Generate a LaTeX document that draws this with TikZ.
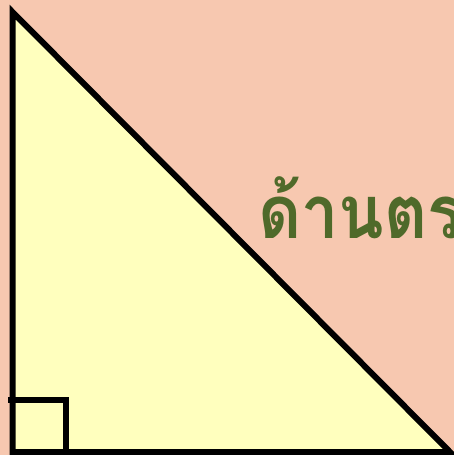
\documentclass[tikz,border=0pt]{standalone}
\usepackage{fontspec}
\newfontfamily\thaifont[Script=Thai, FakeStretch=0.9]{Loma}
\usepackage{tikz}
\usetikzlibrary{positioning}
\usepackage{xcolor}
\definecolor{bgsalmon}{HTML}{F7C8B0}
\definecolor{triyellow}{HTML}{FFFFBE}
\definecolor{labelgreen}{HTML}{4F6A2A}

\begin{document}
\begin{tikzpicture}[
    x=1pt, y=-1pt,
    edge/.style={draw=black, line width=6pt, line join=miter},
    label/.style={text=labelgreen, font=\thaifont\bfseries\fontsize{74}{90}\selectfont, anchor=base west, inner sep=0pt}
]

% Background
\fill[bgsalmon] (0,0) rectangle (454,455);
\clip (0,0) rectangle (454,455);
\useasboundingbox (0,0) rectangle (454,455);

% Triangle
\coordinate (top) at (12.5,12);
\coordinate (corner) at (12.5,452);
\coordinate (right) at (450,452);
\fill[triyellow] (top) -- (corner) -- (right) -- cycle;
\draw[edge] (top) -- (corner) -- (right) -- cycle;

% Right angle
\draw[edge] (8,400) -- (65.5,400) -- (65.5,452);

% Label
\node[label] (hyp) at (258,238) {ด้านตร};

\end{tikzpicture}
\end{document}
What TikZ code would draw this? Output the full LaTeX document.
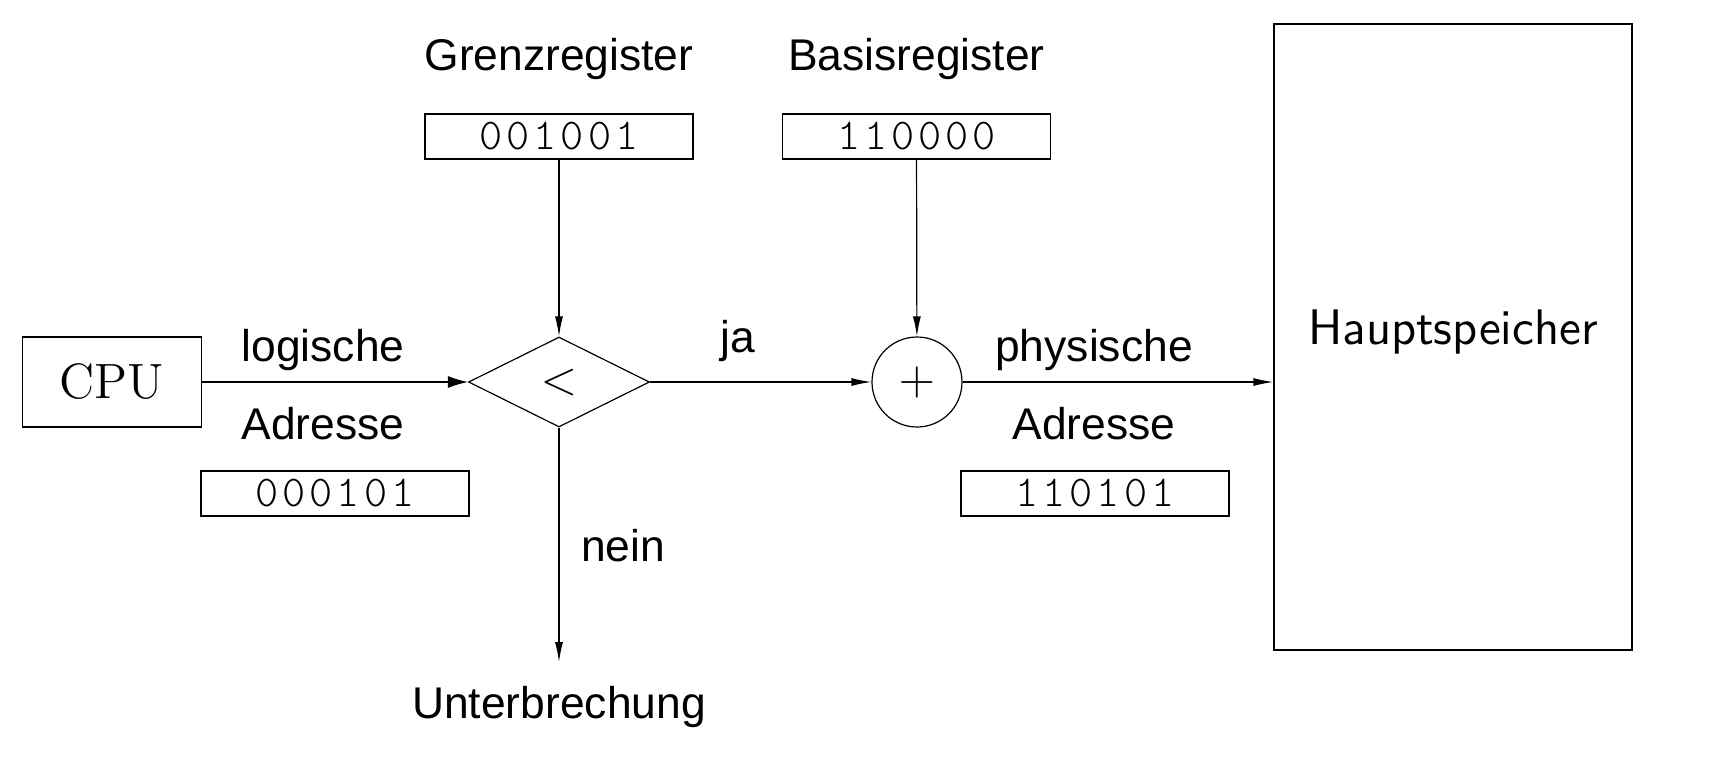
--
Work out how many lines above have the string "this" in them, and give only the number.

> WORKED SOLUTION
2